Raising awareness, giving support and hope

Being a writer and a poet, so it was inevitable that, years later, I would write about my experience.

My memoir, A Roll of the Dice: a story of loss, love and genetics, has been published by Linen Press, UK. It is perhaps the only memoir written about SCID. It is a story dealing with the loss and sorrow of losing a baby to SCID, and then the struggle and challenges when planning for a second baby, who potentially could also be affected.

I write fiction and poetry. It would have been easy for me to write my story as a novel. It would have been easier not to delve into many personal details with complete honesty. Indeed, some family members have asked why I chose to bare my heart. Some friends said they found the memoir painful to read and felt very sorry for us.

But there are several reasons why I felt my story could only be a memoir. One reason, of course, is to raise awareness about SCID and primary immunodeficiency in general. Stewart Foster is the best-selling children’s author of a book called The Bubble Boy, which explores a fictitious condition called SuperSCID. He read 'A Roll of the Dice', and he tweeted, ‘SCID is real, full of heartache, suffering and frustration of search for help and cure. Mona Dash takes us on a journey that I could only imagine. Beautifully written, honestly written. I am a writer of fiction. This is the real thing.’ By writing a true account, I wanted people to take SCID seriously, to understand this condition which can run in families, through generations. SCID is fascinating, complex genetics.

A second reason is to offer support. When I was researching various medical conditions, SCID being one of them, my source of support was other families. I was reaching out to people I didn’t know, would never meet, but their stories and love helped me get through each day. I learnt from their experiences. I hope this book offers a simple message to anyone facing similar – you are not alone.

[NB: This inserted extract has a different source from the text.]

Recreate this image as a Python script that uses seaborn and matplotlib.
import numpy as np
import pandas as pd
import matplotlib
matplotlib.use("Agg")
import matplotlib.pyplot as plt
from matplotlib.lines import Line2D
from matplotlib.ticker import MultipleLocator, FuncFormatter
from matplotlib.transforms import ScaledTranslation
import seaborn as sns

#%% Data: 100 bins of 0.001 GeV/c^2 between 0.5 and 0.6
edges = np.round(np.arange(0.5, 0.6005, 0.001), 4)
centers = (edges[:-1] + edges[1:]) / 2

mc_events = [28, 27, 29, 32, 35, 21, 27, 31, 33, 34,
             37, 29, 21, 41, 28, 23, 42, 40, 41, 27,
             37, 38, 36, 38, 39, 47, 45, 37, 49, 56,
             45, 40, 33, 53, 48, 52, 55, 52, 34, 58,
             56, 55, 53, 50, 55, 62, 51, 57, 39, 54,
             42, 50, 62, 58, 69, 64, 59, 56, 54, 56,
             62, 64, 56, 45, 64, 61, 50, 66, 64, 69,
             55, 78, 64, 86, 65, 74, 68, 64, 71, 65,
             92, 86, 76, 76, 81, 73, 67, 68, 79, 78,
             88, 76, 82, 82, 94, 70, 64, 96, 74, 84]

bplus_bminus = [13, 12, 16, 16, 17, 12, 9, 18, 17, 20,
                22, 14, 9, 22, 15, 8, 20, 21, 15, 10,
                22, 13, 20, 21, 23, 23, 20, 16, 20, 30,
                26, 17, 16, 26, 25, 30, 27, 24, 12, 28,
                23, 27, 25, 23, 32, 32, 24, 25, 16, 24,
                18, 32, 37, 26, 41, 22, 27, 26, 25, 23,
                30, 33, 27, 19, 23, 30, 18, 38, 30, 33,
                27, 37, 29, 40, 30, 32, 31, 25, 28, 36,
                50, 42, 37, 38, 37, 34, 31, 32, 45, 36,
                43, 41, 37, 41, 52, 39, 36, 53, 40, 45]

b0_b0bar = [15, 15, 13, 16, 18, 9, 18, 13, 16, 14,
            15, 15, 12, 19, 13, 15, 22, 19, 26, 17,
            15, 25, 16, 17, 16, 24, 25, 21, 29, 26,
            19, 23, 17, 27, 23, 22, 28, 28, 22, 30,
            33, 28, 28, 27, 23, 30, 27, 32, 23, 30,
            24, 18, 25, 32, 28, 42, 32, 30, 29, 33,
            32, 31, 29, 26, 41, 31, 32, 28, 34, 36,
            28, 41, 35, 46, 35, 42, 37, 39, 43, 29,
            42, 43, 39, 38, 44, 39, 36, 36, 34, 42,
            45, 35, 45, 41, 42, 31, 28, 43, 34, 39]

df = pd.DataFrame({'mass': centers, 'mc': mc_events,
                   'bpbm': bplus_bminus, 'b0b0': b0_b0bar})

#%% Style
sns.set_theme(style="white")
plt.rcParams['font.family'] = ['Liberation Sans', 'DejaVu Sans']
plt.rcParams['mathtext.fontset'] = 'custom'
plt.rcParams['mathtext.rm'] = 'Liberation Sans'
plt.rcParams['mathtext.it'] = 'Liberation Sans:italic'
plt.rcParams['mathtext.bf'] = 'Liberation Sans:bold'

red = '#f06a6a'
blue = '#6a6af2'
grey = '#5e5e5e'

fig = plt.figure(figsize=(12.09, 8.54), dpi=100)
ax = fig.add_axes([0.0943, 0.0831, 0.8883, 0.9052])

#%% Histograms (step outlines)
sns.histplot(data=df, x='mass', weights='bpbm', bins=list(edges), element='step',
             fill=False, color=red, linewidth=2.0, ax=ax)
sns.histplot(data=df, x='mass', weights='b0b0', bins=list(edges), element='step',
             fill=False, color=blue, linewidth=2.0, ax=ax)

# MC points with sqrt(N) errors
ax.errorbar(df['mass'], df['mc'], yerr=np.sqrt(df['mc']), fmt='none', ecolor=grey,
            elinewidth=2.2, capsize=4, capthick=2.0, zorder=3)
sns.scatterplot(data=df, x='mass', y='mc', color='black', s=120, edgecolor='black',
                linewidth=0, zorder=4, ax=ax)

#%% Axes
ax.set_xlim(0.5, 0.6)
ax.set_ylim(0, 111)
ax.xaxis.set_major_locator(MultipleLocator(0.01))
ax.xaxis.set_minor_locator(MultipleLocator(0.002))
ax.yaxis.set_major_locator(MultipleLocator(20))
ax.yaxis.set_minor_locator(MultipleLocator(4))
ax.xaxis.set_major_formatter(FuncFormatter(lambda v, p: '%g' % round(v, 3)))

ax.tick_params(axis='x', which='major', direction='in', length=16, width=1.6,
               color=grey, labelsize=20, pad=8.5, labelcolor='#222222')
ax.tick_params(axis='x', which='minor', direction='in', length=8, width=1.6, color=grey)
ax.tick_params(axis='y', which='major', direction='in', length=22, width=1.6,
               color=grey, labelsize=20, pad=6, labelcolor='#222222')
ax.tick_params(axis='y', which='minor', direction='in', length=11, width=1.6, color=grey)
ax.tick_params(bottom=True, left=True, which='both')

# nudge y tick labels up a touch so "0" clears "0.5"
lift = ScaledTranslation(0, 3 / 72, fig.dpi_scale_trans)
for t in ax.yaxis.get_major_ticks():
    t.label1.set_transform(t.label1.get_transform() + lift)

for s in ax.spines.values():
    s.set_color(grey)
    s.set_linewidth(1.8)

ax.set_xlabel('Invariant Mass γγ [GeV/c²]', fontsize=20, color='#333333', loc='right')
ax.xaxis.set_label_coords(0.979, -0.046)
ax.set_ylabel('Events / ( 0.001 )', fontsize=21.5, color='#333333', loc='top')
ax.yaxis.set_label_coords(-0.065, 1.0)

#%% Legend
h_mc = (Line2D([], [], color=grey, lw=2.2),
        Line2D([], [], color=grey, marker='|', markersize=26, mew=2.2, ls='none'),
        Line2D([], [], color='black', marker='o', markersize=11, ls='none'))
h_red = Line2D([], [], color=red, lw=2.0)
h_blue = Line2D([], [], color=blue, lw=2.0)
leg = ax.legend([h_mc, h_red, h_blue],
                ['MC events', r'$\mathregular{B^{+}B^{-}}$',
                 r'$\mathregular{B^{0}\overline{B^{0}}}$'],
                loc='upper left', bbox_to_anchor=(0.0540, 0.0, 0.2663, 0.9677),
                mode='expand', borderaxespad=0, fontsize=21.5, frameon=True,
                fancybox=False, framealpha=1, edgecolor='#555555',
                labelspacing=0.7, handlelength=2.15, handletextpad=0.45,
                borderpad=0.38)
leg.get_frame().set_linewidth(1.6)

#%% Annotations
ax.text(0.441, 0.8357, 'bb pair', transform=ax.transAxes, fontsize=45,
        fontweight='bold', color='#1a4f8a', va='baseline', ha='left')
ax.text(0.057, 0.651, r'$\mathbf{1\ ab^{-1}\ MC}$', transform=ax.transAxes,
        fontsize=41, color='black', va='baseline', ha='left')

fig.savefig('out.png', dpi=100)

The final reason is to offer hope. This is a universal story of human spirit overcoming challenges, of the love that people are capable of showing one another.

The importance of newborn screening for SCID

The difference in the lives of my two sons is unimaginable. One son extremely unwell, diagnosed with difficulty, with a zero chance of successful treatment. The other born under complete supervision, an entire medical network waiting to do their best. Early diagnosis and treatment made all the difference.

When my son died in India, I imagined that in the UK, that would never be the case. Surely any child born in the UK would be diagnosed relatively easily and treated quickly? This, I know now, isn’t wholly accurate. Now I have come across families who have lost babies simply because the diagnosis was late. While the treatment options are fantastic in the UK, if the diagnosis is delayed, the child can contract other life-threatening illnesses. Then, the child’s little body can’t cope with the associated strong medication, and he or she may succumb during the transplant. Or the child may sustain long-lasting harmful effects to his or her lungs, liver and other critical organs. Parents have to face long hospital stays and experience complete disruption to their lives. Worse, they may lose a very loved child.

Yet this needn’t be the case. 

If only that heel prick test also included screening for SCID, the baby would have been diagnosed at birth, kept well and treated in a centre, such as Great Ormond Street Hospital or the Great North Children’s Hospital, Newcastle. The baby would go on to lead a normal life.

Why is newborn screening important? Because we don’t want our babies to die! For £2.50 (the cost of the test), we could ensure the healthy life of a child.